To do: The data below should be printed in full, exactly, and without any of its images.

Supplied information:
* * *

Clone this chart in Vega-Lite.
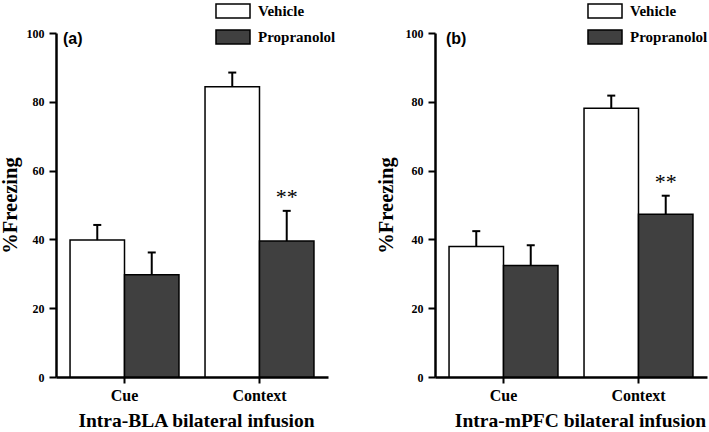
{
  "$schema": "https://vega.github.io/schema/vega-lite/v6.json",
  "padding": {"left": 0, "top": 3, "right": 0, "bottom": 0},
  "background": "white",
  "config": {"view": {"stroke": null}, "font": "Liberation Serif"},
  "datasets": {
    "freezing": [
      {"panel": "a", "phase": "Cue", "group": "Vehicle", "value": 39.8, "upper": 44.2, "sig": ""},
      {"panel": "a", "phase": "Cue", "group": "Propranolol", "value": 29.7, "upper": 36.2, "sig": ""},
      {"panel": "a", "phase": "Context", "group": "Vehicle", "value": 84.4, "upper": 88.5, "sig": ""},
      {"panel": "a", "phase": "Context", "group": "Propranolol", "value": 39.5, "upper": 48.3, "sig": "**"},
      {"panel": "b", "phase": "Cue", "group": "Vehicle", "value": 37.9, "upper": 42.4, "sig": ""},
      {"panel": "b", "phase": "Cue", "group": "Propranolol", "value": 32.4, "upper": 38.3, "sig": ""},
      {"panel": "b", "phase": "Context", "group": "Vehicle", "value": 78.1, "upper": 81.8, "sig": ""},
      {"panel": "b", "phase": "Context", "group": "Propranolol", "value": 47.3, "upper": 52.7, "sig": "**"}
    ]
  },
  "data": {"name": "freezing"},
  "bounds": "flush",
  "spacing": 107,
  "resolve": {"legend": {"fill": "independent"}, "scale": {"y": "independent", "x": "independent"}},
  "hconcat": [
    {
      "width": 272,
      "height": 344,
      "title": {"text": "(a)", "anchor": "start", "frame": "group", "font": "Liberation Sans", "fontSize": 16, "fontWeight": "bold", "baseline": "top", "offset": -44, "dx": 7, "color": "black"},
      "transform": [{"filter": "datum.panel === 'a'"}],
      "encoding": {
        "x": {"field": "phase", "type": "nominal", "sort": ["Cue", "Context"],
          "scale": {"paddingInner": 0.193, "paddingOuter": 0.104},
          "axis": {"title": "Intra-BLA bilateral infusion", "titleX": 140, "labelAngle": 0, "domainColor": "black", "domainWidth": 2.5, "tickColor": "black", "tickWidth": 2, "tickSize": 6, "labelFont": "Liberation Serif", "labelFontSize": 16, "labelFontWeight": "bold", "labelColor": "black", "labelPadding": 4, "titleFont": "Liberation Serif", "titleFontSize": 19.5, "titleFontWeight": "bold", "titleColor": "black", "titlePadding": 8}},
        "xOffset": {"field": "group", "type": "nominal", "sort": ["Vehicle", "Propranolol"], "scale": {"paddingInner": 0, "paddingOuter": 0}}
      },
      "layer": [
        {
          "mark": {"type": "bar", "stroke": "black", "strokeWidth": 1.5},
          "encoding": {
            "y": {"field": "value", "type": "quantitative", "scale": {"domain": [0, 100], "nice": false},
              "axis": {"title": "%Freezing", "values": [0, 20, 40, 60, 80, 100], "grid": false, "domainColor": "black", "domainWidth": 2.5, "tickColor": "black", "tickWidth": 2, "tickSize": 7, "labelFont": "Liberation Serif", "labelFontSize": 12, "labelFontWeight": "bold", "labelColor": "black", "labelPadding": 5, "titleFont": "Liberation Serif", "titleFontSize": 20.5, "titleFontWeight": "bold", "titleColor": "black", "titlePadding": 6}},
            "fill": {"field": "group", "type": "nominal", "sort": ["Vehicle", "Propranolol"],
              "scale": {"domain": ["Vehicle", "Propranolol"], "range": ["white", "#404040"]},
              "legend": {"orient": "none", "legendX": 169, "legendY": -30, "title": null, "symbolType": "M-2.43,-1H2.43V1H-2.43Z", "symbolSize": 196, "symbolStrokeColor": "black", "symbolStrokeWidth": 1.5, "symbolOpacity": 1, "labelFont": "Liberation Serif", "labelFontSize": 15, "labelFontWeight": "bold", "labelColor": "black", "labelOffset": 17, "rowPadding": 6}}
          }
        },
        {
          "mark": {"type": "rule", "strokeWidth": 2, "color": "black"},
          "encoding": {"y": {"field": "value", "type": "quantitative"}, "y2": {"field": "upper"}}
        },
        {
          "mark": {"type": "tick", "orient": "horizontal", "size": 8, "thickness": 2, "color": "black", "opacity": 1},
          "encoding": {"y": {"field": "upper", "type": "quantitative"}}
        },
        {
          "transform": [{"filter": "datum.sig != ''"}],
          "mark": {"type": "text", "font": "Liberation Serif", "fontSize": 22, "dy": -14, "color": "black"},
          "encoding": {"y": {"field": "upper", "type": "quantitative"}, "text": {"field": "sig"}}
        }
      ]
    },
    {
      "width": 272,
      "height": 344,
      "title": {"text": "(b)", "anchor": "start", "frame": "group", "font": "Liberation Sans", "fontSize": 16, "fontWeight": "bold", "baseline": "top", "offset": -44, "dx": 11, "color": "black"},
      "transform": [{"filter": "datum.panel === 'b'"}],
      "encoding": {
        "x": {"field": "phase", "type": "nominal", "sort": ["Cue", "Context"],
          "scale": {"paddingInner": 0.193, "paddingOuter": 0.104},
          "axis": {"title": "Intra-mPFC bilateral infusion", "titleX": 145, "labelAngle": 0, "domainColor": "black", "domainWidth": 2.5, "tickColor": "black", "tickWidth": 2, "tickSize": 6, "labelFont": "Liberation Serif", "labelFontSize": 16, "labelFontWeight": "bold", "labelColor": "black", "labelPadding": 4, "titleFont": "Liberation Serif", "titleFontSize": 19.5, "titleFontWeight": "bold", "titleColor": "black", "titlePadding": 8}},
        "xOffset": {"field": "group", "type": "nominal", "sort": ["Vehicle", "Propranolol"], "scale": {"paddingInner": 0, "paddingOuter": 0}}
      },
      "layer": [
        {
          "mark": {"type": "bar", "stroke": "black", "strokeWidth": 1.5},
          "encoding": {
            "y": {"field": "value", "type": "quantitative", "scale": {"domain": [0, 100], "nice": false},
              "axis": {"title": "%Freezing", "values": [0, 20, 40, 60, 80, 100], "grid": false, "domainColor": "black", "domainWidth": 2.5, "tickColor": "black", "tickWidth": 2, "tickSize": 7, "labelFont": "Liberation Serif", "labelFontSize": 12, "labelFontWeight": "bold", "labelColor": "black", "labelPadding": 5, "titleFont": "Liberation Serif", "titleFontSize": 20.5, "titleFontWeight": "bold", "titleColor": "black", "titlePadding": 9}},
            "fill": {"field": "group", "type": "nominal", "sort": ["Vehicle", "Propranolol"],
              "scale": {"domain": ["Vehicle", "Propranolol"], "range": ["white", "#404040"]},
              "legend": {"orient": "none", "legendX": 162, "legendY": -30, "title": null, "symbolType": "M-2.43,-1H2.43V1H-2.43Z", "symbolSize": 196, "symbolStrokeColor": "black", "symbolStrokeWidth": 1.5, "symbolOpacity": 1, "labelFont": "Liberation Serif", "labelFontSize": 15, "labelFontWeight": "bold", "labelColor": "black", "labelOffset": 17, "rowPadding": 6}}
          }
        },
        {
          "mark": {"type": "rule", "strokeWidth": 2, "color": "black"},
          "encoding": {"y": {"field": "value", "type": "quantitative"}, "y2": {"field": "upper"}}
        },
        {
          "mark": {"type": "tick", "orient": "horizontal", "size": 8, "thickness": 2, "color": "black", "opacity": 1},
          "encoding": {"y": {"field": "upper", "type": "quantitative"}}
        },
        {
          "transform": [{"filter": "datum.sig != ''"}],
          "mark": {"type": "text", "font": "Liberation Serif", "fontSize": 22, "dy": -14, "color": "black"},
          "encoding": {"y": {"field": "upper", "type": "quantitative"}, "text": {"field": "sig"}}
        }
      ]
    }
  ]
}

* * *

Exercise output:
Clone this chart in Vega-Lite.
{
  "$schema": "https://vega.github.io/schema/vega-lite/v6.json",
  "padding": {"left": 0, "top": 3, "right": 0, "bottom": 0},
  "background": "white",
  "config": {"view": {"stroke": null}, "font": "Liberation Serif"},
  "datasets": {
    "freezing": [
      {"panel": "a", "phase": "Cue", "group": "Vehicle", "value": 39.8, "upper": 44.2, "sig": ""},
      {"panel": "a", "phase": "Cue", "group": "Propranolol", "value": 29.7, "upper": 36.2, "sig": ""},
      {"panel": "a", "phase": "Context", "group": "Vehicle", "value": 84.4, "upper": 88.5, "sig": ""},
      {"panel": "a", "phase": "Context", "group": "Propranolol", "value": 39.5, "upper": 48.3, "sig": "**"},
      {"panel": "b", "phase": "Cue", "group": "Vehicle", "value": 37.9, "upper": 42.4, "sig": ""},
      {"panel": "b", "phase": "Cue", "group": "Propranolol", "value": 32.4, "upper": 38.3, "sig": ""},
      {"panel": "b", "phase": "Context", "group": "Vehicle", "value": 78.1, "upper": 81.8, "sig": ""},
      {"panel": "b", "phase": "Context", "group": "Propranolol", "value": 47.3, "upper": 52.7, "sig": "**"}
    ]
  },
  "data": {"name": "freezing"},
  "bounds": "flush",
  "spacing": 107,
  "resolve": {"legend": {"fill": "independent"}, "scale": {"y": "independent", "x": "independent"}},
  "hconcat": [
    {
      "width": 272,
      "height": 344,
      "title": {"text": "(a)", "anchor": "start", "frame": "group", "font": "Liberation Sans", "fontSize": 16, "fontWeight": "bold", "baseline": "top", "offset": -44, "dx": 7, "color": "black"},
      "transform": [{"filter": "datum.panel === 'a'"}],
      "encoding": {
        "x": {"field": "phase", "type": "nominal", "sort": ["Cue", "Context"],
          "scale": {"paddingInner": 0.193, "paddingOuter": 0.104},
          "axis": {"title": "Intra-BLA bilateral infusion", "titleX": 140, "labelAngle": 0, "domainColor": "black", "domainWidth": 2.5, "tickColor": "black", "tickWidth": 2, "tickSize": 6, "labelFont": "Liberation Serif", "labelFontSize": 16, "labelFontWeight": "bold", "labelColor": "black", "labelPadding": 4, "titleFont": "Liberation Serif", "titleFontSize": 19.5, "titleFontWeight": "bold", "titleColor": "black", "titlePadding": 8}},
        "xOffset": {"field": "group", "type": "nominal", "sort": ["Vehicle", "Propranolol"], "scale": {"paddingInner": 0, "paddingOuter": 0}}
      },
      "layer": [
        {
          "mark": {"type": "bar", "stroke": "black", "strokeWidth": 1.5},
          "encoding": {
            "y": {"field": "value", "type": "quantitative", "scale": {"domain": [0, 100], "nice": false},
              "axis": {"title": "%Freezing", "values": [0, 20, 40, 60, 80, 100], "grid": false, "domainColor": "black", "domainWidth": 2.5, "tickColor": "black", "tickWidth": 2, "tickSize": 7, "labelFont": "Liberation Serif", "labelFontSize": 12, "labelFontWeight": "bold", "labelColor": "black", "labelPadding": 5, "titleFont": "Liberation Serif", "titleFontSize": 20.5, "titleFontWeight": "bold", "titleColor": "black", "titlePadding": 6}},
            "fill": {"field": "group", "type": "nominal", "sort": ["Vehicle", "Propranolol"],
              "scale": {"domain": ["Vehicle", "Propranolol"], "range": ["white", "#404040"]},
              "legend": {"orient": "none", "legendX": 169, "legendY": -30, "title": null, "symbolType": "M-2.43,-1H2.43V1H-2.43Z", "symbolSize": 196, "symbolStrokeColor": "black", "symbolStrokeWidth": 1.5, "symbolOpacity": 1, "labelFont": "Liberation Serif", "labelFontSize": 15, "labelFontWeight": "bold", "labelColor": "black", "labelOffset": 17, "rowPadding": 6}}
          }
        },
        {
          "mark": {"type": "rule", "strokeWidth": 2, "color": "black"},
          "encoding": {"y": {"field": "value", "type": "quantitative"}, "y2": {"field": "upper"}}
        },
        {
          "mark": {"type": "tick", "orient": "horizontal", "size": 8, "thickness": 2, "color": "black", "opacity": 1},
          "encoding": {"y": {"field": "upper", "type": "quantitative"}}
        },
        {
          "transform": [{"filter": "datum.sig != ''"}],
          "mark": {"type": "text", "font": "Liberation Serif", "fontSize": 22, "dy": -14, "color": "black"},
          "encoding": {"y": {"field": "upper", "type": "quantitative"}, "text": {"field": "sig"}}
        }
      ]
    },
    {
      "width": 272,
      "height": 344,
      "title": {"text": "(b)", "anchor": "start", "frame": "group", "font": "Liberation Sans", "fontSize": 16, "fontWeight": "bold", "baseline": "top", "offset": -44, "dx": 11, "color": "black"},
      "transform": [{"filter": "datum.panel === 'b'"}],
      "encoding": {
        "x": {"field": "phase", "type": "nominal", "sort": ["Cue", "Context"],
          "scale": {"paddingInner": 0.193, "paddingOuter": 0.104},
          "axis": {"title": "Intra-mPFC bilateral infusion", "titleX": 145, "labelAngle": 0, "domainColor": "black", "domainWidth": 2.5, "tickColor": "black", "tickWidth": 2, "tickSize": 6, "labelFont": "Liberation Serif", "labelFontSize": 16, "labelFontWeight": "bold", "labelColor": "black", "labelPadding": 4, "titleFont": "Liberation Serif", "titleFontSize": 19.5, "titleFontWeight": "bold", "titleColor": "black", "titlePadding": 8}},
        "xOffset": {"field": "group", "type": "nominal", "sort": ["Vehicle", "Propranolol"], "scale": {"paddingInner": 0, "paddingOuter": 0}}
      },
      "layer": [
        {
          "mark": {"type": "bar", "stroke": "black", "strokeWidth": 1.5},
          "encoding": {
            "y": {"field": "value", "type": "quantitative", "scale": {"domain": [0, 100], "nice": false},
              "axis": {"title": "%Freezing", "values": [0, 20, 40, 60, 80, 100], "grid": false, "domainColor": "black", "domainWidth": 2.5, "tickColor": "black", "tickWidth": 2, "tickSize": 7, "labelFont": "Liberation Serif", "labelFontSize": 12, "labelFontWeight": "bold", "labelColor": "black", "labelPadding": 5, "titleFont": "Liberation Serif", "titleFontSize": 20.5, "titleFontWeight": "bold", "titleColor": "black", "titlePadding": 9}},
            "fill": {"field": "group", "type": "nominal", "sort": ["Vehicle", "Propranolol"],
              "scale": {"domain": ["Vehicle", "Propranolol"], "range": ["white", "#404040"]},
              "legend": {"orient": "none", "legendX": 162, "legendY": -30, "title": null, "symbolType": "M-2.43,-1H2.43V1H-2.43Z", "symbolSize": 196, "symbolStrokeColor": "black", "symbolStrokeWidth": 1.5, "symbolOpacity": 1, "labelFont": "Liberation Serif", "labelFontSize": 15, "labelFontWeight": "bold", "labelColor": "black", "labelOffset": 17, "rowPadding": 6}}
          }
        },
        {
          "mark": {"type": "rule", "strokeWidth": 2, "color": "black"},
          "encoding": {"y": {"field": "value", "type": "quantitative"}, "y2": {"field": "upper"}}
        },
        {
          "mark": {"type": "tick", "orient": "horizontal", "size": 8, "thickness": 2, "color": "black", "opacity": 1},
          "encoding": {"y": {"field": "upper", "type": "quantitative"}}
        },
        {
          "transform": [{"filter": "datum.sig != ''"}],
          "mark": {"type": "text", "font": "Liberation Serif", "fontSize": 22, "dy": -14, "color": "black"},
          "encoding": {"y": {"field": "upper", "type": "quantitative"}, "text": {"field": "sig"}}
        }
      ]
    }
  ]
}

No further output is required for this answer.